■ What is expected
Scan the data below and pick out the lines containing the word "this".

■ Data supplied
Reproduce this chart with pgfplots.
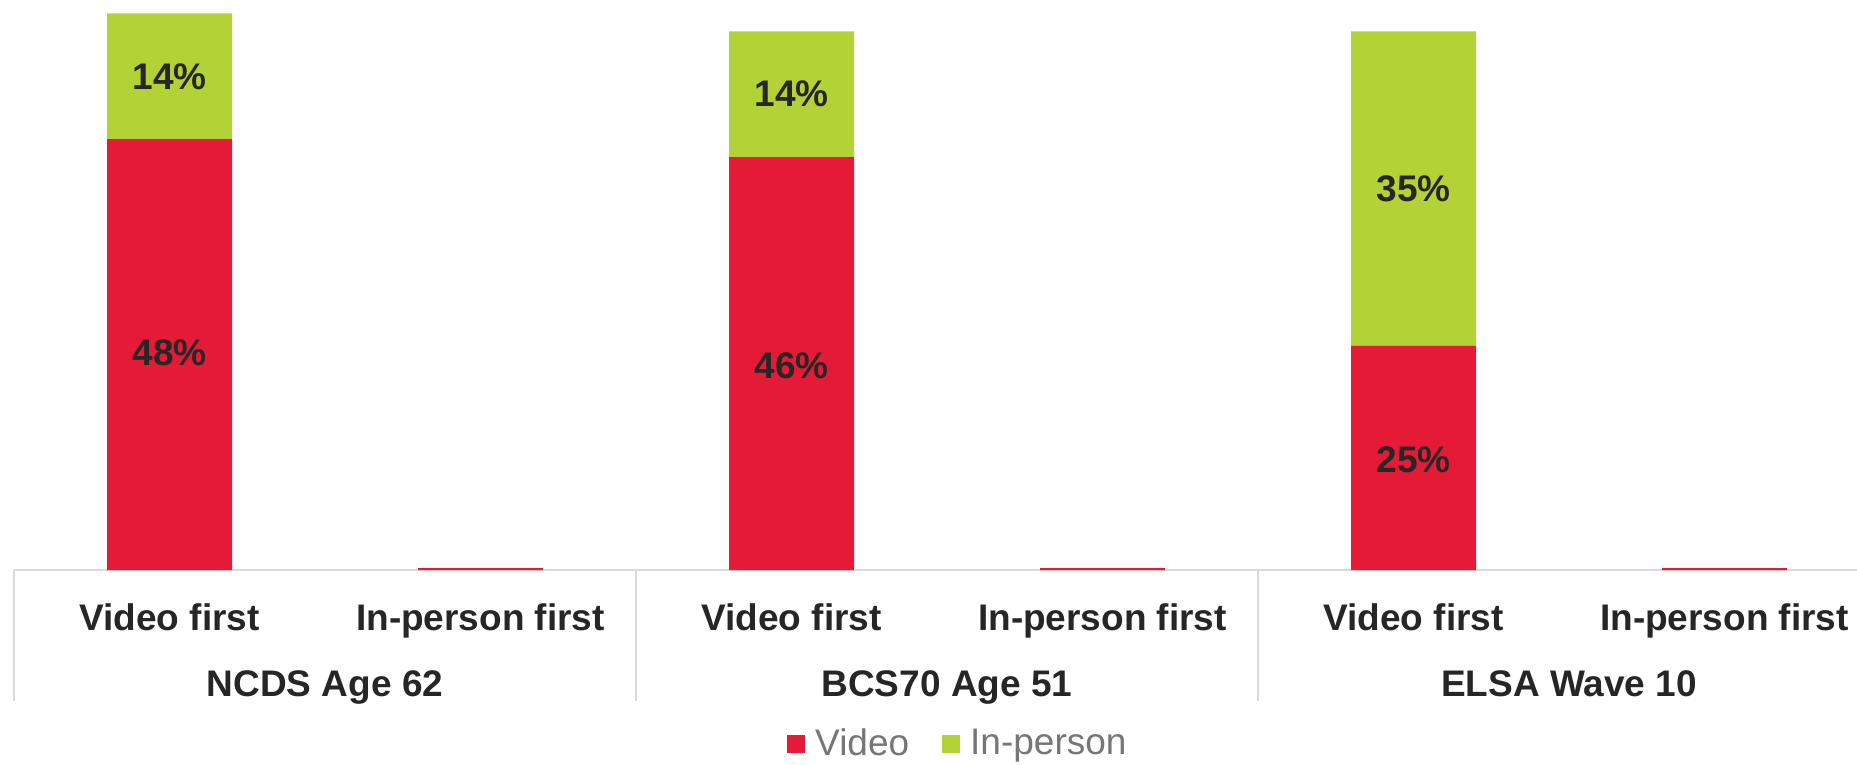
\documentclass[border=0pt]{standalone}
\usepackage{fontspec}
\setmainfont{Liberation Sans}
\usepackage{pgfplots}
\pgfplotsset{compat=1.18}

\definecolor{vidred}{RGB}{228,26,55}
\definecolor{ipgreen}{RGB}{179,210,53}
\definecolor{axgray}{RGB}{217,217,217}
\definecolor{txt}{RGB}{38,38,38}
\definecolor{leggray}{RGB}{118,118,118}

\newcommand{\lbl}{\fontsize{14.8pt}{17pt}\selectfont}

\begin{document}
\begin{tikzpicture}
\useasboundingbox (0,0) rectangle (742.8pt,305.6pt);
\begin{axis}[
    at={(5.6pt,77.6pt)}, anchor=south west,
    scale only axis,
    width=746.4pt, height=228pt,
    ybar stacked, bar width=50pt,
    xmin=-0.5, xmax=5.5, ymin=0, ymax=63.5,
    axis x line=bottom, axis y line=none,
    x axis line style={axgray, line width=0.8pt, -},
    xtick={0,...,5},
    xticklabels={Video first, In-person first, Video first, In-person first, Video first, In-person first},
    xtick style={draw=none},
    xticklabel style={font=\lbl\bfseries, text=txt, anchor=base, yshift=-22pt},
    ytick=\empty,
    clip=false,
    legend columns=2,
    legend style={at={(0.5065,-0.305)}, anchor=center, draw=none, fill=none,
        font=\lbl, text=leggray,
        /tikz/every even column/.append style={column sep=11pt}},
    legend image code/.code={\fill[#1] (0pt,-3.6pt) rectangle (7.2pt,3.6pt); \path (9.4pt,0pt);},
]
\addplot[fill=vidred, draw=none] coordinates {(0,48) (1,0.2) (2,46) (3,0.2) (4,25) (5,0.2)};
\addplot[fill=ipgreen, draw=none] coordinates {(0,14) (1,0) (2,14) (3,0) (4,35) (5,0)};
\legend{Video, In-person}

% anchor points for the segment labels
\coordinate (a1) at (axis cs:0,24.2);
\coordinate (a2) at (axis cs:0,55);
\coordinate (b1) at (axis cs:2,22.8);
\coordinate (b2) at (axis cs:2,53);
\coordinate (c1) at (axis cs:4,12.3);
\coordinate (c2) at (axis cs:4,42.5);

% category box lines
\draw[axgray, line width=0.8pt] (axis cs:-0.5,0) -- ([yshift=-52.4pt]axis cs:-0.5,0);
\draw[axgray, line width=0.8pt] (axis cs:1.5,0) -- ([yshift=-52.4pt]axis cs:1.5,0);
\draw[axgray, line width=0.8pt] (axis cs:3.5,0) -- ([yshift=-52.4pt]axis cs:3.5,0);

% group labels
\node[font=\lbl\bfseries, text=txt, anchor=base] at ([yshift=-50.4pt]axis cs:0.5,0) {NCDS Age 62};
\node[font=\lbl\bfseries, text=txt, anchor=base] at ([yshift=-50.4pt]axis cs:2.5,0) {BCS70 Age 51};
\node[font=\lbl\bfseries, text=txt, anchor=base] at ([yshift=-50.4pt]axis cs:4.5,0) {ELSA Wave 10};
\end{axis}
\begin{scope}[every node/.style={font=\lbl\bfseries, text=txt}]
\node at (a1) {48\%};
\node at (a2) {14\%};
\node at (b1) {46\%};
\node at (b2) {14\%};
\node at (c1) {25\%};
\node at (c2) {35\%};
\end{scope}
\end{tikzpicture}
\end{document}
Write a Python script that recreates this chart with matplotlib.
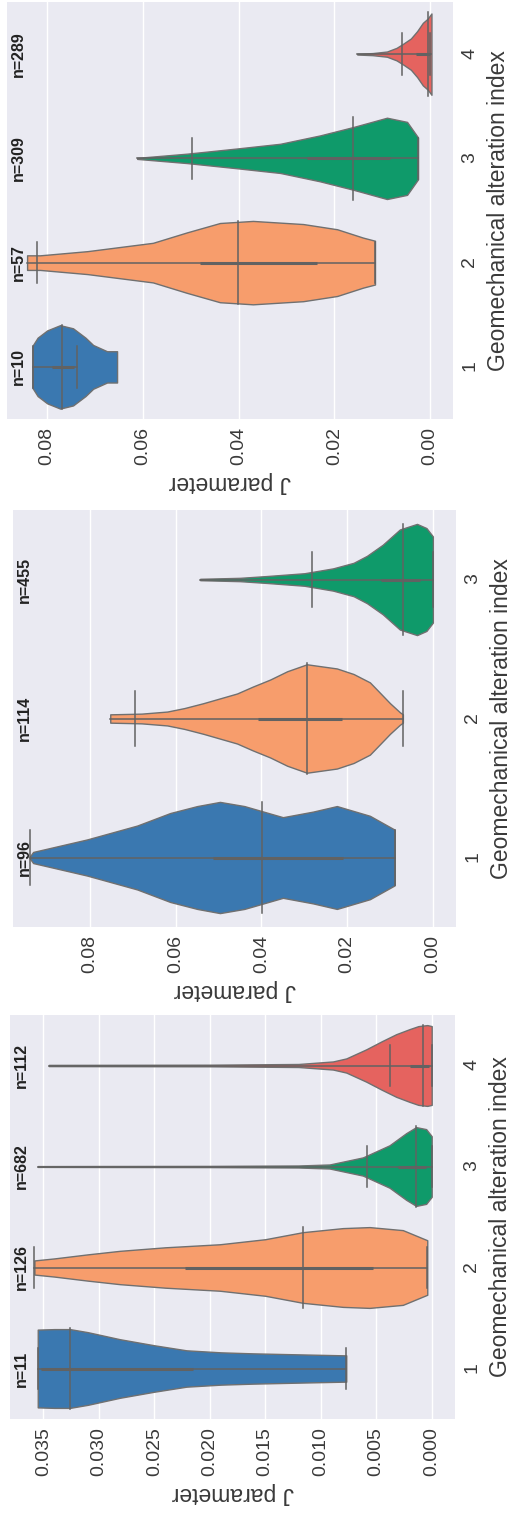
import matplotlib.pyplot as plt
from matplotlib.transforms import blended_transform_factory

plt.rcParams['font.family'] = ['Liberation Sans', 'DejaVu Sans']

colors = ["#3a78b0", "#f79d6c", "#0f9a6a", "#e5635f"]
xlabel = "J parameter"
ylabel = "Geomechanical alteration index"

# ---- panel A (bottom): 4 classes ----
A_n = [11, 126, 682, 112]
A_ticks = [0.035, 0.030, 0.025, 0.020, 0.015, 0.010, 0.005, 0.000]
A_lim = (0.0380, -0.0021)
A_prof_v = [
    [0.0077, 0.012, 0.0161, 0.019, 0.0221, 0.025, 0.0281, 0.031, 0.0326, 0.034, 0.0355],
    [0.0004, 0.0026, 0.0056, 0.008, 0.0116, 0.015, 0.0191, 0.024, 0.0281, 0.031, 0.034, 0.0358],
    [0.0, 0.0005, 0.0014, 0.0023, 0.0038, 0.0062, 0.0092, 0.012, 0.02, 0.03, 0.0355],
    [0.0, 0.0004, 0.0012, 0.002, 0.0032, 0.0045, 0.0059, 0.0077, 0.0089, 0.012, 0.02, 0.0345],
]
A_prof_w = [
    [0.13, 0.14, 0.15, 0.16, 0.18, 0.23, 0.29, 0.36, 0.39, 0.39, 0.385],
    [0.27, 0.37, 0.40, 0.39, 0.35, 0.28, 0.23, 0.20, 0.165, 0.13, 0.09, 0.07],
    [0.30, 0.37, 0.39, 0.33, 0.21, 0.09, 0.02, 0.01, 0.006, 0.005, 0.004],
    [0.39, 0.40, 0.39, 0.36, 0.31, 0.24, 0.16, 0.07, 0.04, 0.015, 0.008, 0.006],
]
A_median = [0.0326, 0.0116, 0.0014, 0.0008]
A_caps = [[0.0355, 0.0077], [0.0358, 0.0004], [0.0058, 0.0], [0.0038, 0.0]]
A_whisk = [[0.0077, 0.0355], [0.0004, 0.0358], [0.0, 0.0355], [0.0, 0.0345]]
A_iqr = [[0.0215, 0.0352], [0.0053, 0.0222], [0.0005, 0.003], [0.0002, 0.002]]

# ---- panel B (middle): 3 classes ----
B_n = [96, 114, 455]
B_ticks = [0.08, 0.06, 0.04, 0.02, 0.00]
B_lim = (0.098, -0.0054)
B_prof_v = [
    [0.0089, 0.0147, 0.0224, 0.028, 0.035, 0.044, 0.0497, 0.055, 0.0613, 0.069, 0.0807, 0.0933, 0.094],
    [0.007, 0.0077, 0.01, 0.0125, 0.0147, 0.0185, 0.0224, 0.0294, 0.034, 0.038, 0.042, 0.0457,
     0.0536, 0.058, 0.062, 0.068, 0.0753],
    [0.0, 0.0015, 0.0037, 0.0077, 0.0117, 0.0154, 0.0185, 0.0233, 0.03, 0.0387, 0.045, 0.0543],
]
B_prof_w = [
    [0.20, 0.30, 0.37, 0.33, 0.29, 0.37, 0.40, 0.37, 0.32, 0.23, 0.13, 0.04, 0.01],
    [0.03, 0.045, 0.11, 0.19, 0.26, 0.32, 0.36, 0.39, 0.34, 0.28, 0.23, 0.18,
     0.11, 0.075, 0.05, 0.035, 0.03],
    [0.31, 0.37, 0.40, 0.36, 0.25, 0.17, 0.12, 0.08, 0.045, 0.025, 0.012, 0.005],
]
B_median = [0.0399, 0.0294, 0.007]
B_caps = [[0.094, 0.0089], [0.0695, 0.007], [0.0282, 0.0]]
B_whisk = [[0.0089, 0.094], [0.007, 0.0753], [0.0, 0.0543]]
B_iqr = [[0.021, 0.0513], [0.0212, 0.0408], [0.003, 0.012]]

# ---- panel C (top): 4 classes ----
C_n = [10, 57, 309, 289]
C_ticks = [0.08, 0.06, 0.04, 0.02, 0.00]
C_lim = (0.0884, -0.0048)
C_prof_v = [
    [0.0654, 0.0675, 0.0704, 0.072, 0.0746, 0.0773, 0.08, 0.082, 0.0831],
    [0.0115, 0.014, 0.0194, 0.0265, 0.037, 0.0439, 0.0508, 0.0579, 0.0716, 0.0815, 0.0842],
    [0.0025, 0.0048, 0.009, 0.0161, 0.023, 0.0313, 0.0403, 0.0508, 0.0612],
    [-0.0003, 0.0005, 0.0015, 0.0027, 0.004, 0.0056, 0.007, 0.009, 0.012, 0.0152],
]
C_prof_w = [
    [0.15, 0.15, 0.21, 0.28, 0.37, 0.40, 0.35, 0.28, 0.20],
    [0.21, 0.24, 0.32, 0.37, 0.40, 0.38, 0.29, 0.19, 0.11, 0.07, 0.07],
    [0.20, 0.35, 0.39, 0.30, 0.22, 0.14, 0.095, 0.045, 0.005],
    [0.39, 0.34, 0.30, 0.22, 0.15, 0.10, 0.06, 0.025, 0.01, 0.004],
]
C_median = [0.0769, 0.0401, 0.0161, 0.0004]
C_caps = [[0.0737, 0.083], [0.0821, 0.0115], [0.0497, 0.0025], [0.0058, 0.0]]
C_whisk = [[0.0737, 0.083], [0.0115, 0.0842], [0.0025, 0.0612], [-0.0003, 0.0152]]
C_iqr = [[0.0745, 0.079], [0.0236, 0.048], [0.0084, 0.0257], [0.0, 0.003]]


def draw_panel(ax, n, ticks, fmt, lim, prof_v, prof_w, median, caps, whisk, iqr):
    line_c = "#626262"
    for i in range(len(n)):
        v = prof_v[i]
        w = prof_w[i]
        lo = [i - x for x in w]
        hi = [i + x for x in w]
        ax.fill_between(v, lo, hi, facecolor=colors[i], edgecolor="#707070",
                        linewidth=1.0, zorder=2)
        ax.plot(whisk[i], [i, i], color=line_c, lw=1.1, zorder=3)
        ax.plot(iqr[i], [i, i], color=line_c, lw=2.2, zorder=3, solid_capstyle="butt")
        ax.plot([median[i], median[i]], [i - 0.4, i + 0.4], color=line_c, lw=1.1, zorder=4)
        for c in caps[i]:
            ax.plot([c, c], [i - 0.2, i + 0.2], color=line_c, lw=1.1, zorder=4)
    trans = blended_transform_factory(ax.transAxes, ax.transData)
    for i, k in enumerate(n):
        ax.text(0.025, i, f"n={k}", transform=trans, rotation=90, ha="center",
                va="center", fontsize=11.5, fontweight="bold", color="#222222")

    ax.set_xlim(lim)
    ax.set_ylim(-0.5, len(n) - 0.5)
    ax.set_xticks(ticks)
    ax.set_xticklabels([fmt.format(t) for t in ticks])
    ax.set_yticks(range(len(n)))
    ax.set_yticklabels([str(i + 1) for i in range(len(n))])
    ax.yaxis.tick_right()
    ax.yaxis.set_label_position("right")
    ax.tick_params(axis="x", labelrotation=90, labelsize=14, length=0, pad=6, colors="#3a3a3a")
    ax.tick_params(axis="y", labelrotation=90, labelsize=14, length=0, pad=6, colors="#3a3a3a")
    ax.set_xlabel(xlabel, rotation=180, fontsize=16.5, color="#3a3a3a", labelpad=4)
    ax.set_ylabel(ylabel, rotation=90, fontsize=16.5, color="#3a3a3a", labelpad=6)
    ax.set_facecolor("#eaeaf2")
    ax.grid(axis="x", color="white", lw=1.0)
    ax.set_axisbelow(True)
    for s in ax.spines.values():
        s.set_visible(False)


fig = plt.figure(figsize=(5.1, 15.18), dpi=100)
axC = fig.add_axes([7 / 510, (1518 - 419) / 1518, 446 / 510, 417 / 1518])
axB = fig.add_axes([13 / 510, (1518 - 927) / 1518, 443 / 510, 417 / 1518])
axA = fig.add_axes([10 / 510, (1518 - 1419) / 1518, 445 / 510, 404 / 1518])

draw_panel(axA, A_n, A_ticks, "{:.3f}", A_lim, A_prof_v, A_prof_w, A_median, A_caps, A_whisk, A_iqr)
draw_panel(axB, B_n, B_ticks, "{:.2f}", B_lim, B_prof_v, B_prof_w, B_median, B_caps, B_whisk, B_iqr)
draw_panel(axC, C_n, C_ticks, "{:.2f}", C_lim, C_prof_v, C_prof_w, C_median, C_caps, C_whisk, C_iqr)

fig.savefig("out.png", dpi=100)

■ Solved exercise
Reproduce this chart with pgfplots.
Write a Python script that recreates this chart with matplotlib.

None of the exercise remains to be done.